Understanding the impact of the mobile phone
Fascinating essay by Christine Rosen in The New Atlantis. Quote:
“Although [Irving] Goffman wrote in the era before cell phones, he might have judged their use as a ‘subordinate activity,’ a way to pass the time such as reading or doodling that could and should be set aside when the dominant activity resumes. Within social space, we are allowed to perform a range of these secondary activities, but they must not impose upon the social group as a whole or require so much attention that they remove us from the social situation altogether. The opposite appears to be true today. The group is expected never to impinge upon — indeed, it is expected to tacitly endorse by enduring — the individual’s right to withdraw from social space by whatever means he or she chooses: cell phones, BlackBerrys, iPods, DVDs screened on laptop computers.
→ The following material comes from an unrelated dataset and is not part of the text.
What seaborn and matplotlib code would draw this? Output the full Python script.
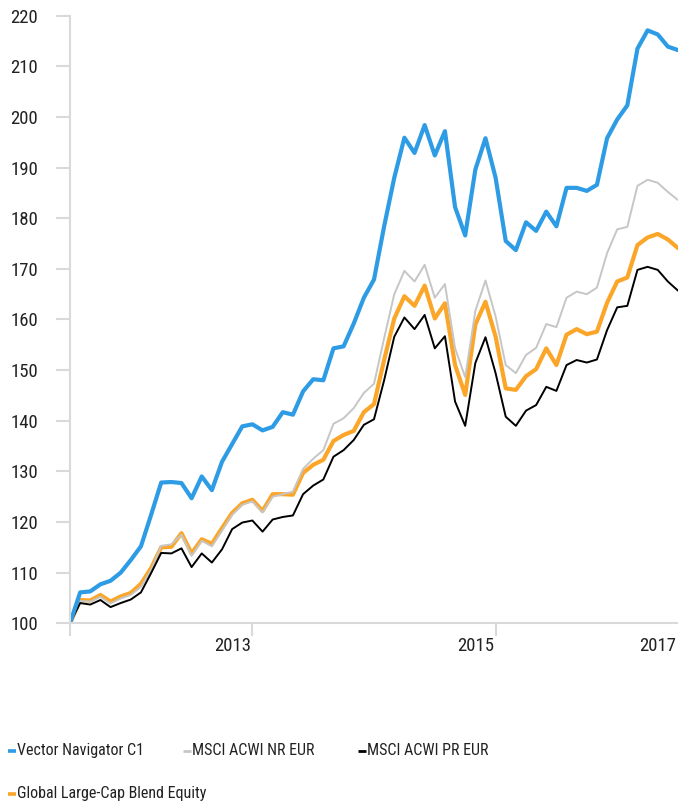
import matplotlib
matplotlib.use("Agg")
import matplotlib.pyplot as plt
from matplotlib.lines import Line2D
import seaborn as sns
import pandas as pd
import numpy as np

months = list(range(61))

vector_nav = [100.0, 106.1, 106.3, 107.7, 108.4, 110.0, 112.5, 115.2, 121.4, 127.8,
              127.9, 127.7, 124.7, 129.0, 126.3, 131.9, 135.4, 138.9, 139.3, 138.1,
              138.8, 141.7, 141.2, 145.8, 148.2, 148.0, 154.3, 154.7, 159.2, 164.3,
              167.9, 178.4, 188.0, 195.9, 192.9, 198.4, 192.4, 197.2, 182.2, 176.6,
              189.6, 195.8, 188.0, 175.5, 173.7, 179.2, 177.5, 181.3, 178.4, 186.0,
              186.0, 185.4, 186.6, 195.8, 199.5, 202.3, 213.5, 217.1, 216.3, 213.9,
              213.2]

msci_nr = [100.0, 104.4, 104.3, 105.2, 103.9, 104.9, 105.6, 107.2, 110.5, 115.3,
           115.6, 117.5, 113.3, 116.3, 115.2, 118.3, 121.4, 123.4, 124.1, 121.9,
           125.0, 125.5, 126.0, 130.5, 132.5, 134.2, 139.4, 140.5, 142.5, 145.5,
           147.3, 156.3, 165.0, 169.6, 167.5, 170.8, 164.3, 167.0, 154.3, 148.6,
           161.7, 167.7, 160.6, 151.0, 149.4, 153.0, 154.4, 159.1, 158.5, 164.3,
           165.5, 165.0, 166.3, 173.1, 177.8, 178.3, 186.4, 187.6, 187.0, 185.2,
           183.6]

category = [100.0, 104.6, 104.5, 105.6, 104.3, 105.3, 106.0, 107.8, 110.9, 115.0,
            115.1, 117.8, 113.8, 116.6, 115.7, 118.8, 121.8, 123.7, 124.4, 122.2,
            125.5, 125.5, 125.4, 129.7, 131.3, 132.3, 136.0, 137.2, 138.0, 141.7,
            143.3, 152.0, 160.2, 164.6, 162.7, 166.7, 160.2, 163.2, 151.0, 145.1,
            159.0, 163.5, 156.6, 146.4, 146.1, 148.8, 150.2, 154.3, 151.0, 157.0,
            158.1, 157.1, 157.6, 163.3, 167.5, 168.3, 174.7, 176.2, 176.9, 175.8,
            174.1]

msci_pr = [100.0, 104.0, 103.7, 104.6, 103.2, 104.0, 104.7, 106.1, 109.9, 113.9,
           113.8, 114.8, 111.1, 113.8, 112.0, 114.6, 118.6, 119.9, 120.3, 118.1,
           120.5, 121.0, 121.3, 125.5, 127.2, 128.4, 132.9, 134.2, 136.2, 139.2,
           140.3, 148.0, 156.6, 160.4, 158.1, 160.9, 154.3, 156.7, 143.8, 139.0,
           151.4, 156.5, 149.4, 140.8, 139.0, 142.0, 143.1, 146.7, 145.9, 151.0,
           152.0, 151.5, 152.1, 157.9, 162.4, 162.7, 169.8, 170.4, 169.8, 167.5,
           165.7]

series_names = ["Vector Navigator C1", "MSCI ACWI NR EUR", "MSCI ACWI PR EUR",
                "Global Large-Cap Blend Equity"]
year_ticks = [0, 18, 42]
year_label_pos = [16, 40, 58]
year_labels = ["2013", "2015", "2017"]
y_ticks = list(range(100, 221, 10))

sns.set_style("white")
plt.rcParams['font.family'] = ['Roboto Condensed', 'Liberation Sans Narrow', 'DejaVu Sans']
plt.rcParams['font.stretch'] = 'condensed'

fig = plt.figure(figsize=(6.78, 8.01), dpi=100)
ax = fig.add_axes([70 / 678, (801 - 623.3) / 801, 608 / 678, 607.6 / 801])

colors = {
    "Vector Navigator C1": "#2E9BE5",
    "MSCI ACWI NR EUR": "#C6C6C6",
    "MSCI ACWI PR EUR": "#000000",
    "Global Large-Cap Blend Equity": "#FBA629",
}
widths = {
    "Vector Navigator C1": 3.0,
    "MSCI ACWI NR EUR": 1.4,
    "MSCI ACWI PR EUR": 1.4,
    "Global Large-Cap Blend Equity": 3.0,
}
data = {
    "Vector Navigator C1": vector_nav,
    "MSCI ACWI NR EUR": msci_nr,
    "MSCI ACWI PR EUR": msci_pr,
    "Global Large-Cap Blend Equity": category,
}

for name in ["Global Large-Cap Blend Equity", "MSCI ACWI NR EUR", "MSCI ACWI PR EUR",
             "Vector Navigator C1"]:
    df = pd.DataFrame({"month": months, "value": data[name]})
    sns.lineplot(data=df, x="month", y="value", ax=ax, color=colors[name],
                 linewidth=widths[name], legend=False)

ax.set_xlim(0, 60)
ax.set_ylim(100, 220)
ax.set_xlabel("")
ax.set_ylabel("")

spine_color = "#D9D9D9"
for s in ["top", "right"]:
    ax.spines[s].set_visible(False)
for s in ["left", "bottom"]:
    ax.spines[s].set_color(spine_color)
    ax.spines[s].set_linewidth(1.5)

ax.set_yticks(y_ticks)
ax.set_yticklabels([str(v) for v in y_ticks])
ax.tick_params(axis="y", length=10, width=1.5, color=spine_color, pad=13,
               labelsize=13.5, labelcolor="#222222", left=True)

ax.set_xticks(year_ticks)
ax.set_xticklabels([""] * len(year_ticks))
ax.tick_params(axis="x", which="major", length=9.5, width=1.5, color=spine_color,
               bottom=True)
ax.set_xticks(year_label_pos, minor=True)
ax.set_xticklabels(year_labels, minor=True)
ax.tick_params(axis="x", which="minor", length=0, pad=10, labelsize=13.5,
               labelcolor="#222222")

# legend (row-major layout, fixed column widths)
legend_items = [
    ("Vector Navigator C1", 8, 750.5),
    ("MSCI ACWI NR EUR", 183, 750.5),
    ("MSCI ACWI PR EUR", 358, 750.5),
    ("Global Large-Cap Blend Equity", 8, 793.5),
]
W, H = 678, 801
for name, px, py in legend_items:
    yf = (H - py) / H
    fig.add_artist(Line2D([px / W, (px + 7.5) / W], [yf, yf], transform=fig.transFigure,
                          color=colors[name], linewidth=2.6 if widths[name] > 2 else 2.0,
                          solid_capstyle="butt"))
    fig.text((px + 9) / W, yf, name, ha="left", va="center", fontsize=11.5,
             color="#222222")

fig.savefig("out.png", dpi=100)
These devices are all used as a means to refuse to be ‘in’ the social space; they are technological cold shoulders that are worse than older forms of subordinate activity in that they impose visually and auditorily on others. Cell phones are not the only culprits here. A member of my family, traveling recently on the Amtrak train from New York, was shocked to realize that the man sitting in front of her was watching a pornographic movie on his laptop computer — a movie whose raunchy scenes were reflected in the train window and thus clearly visible to her. We have allowed what should be subordinate activities in social space to become dominant.”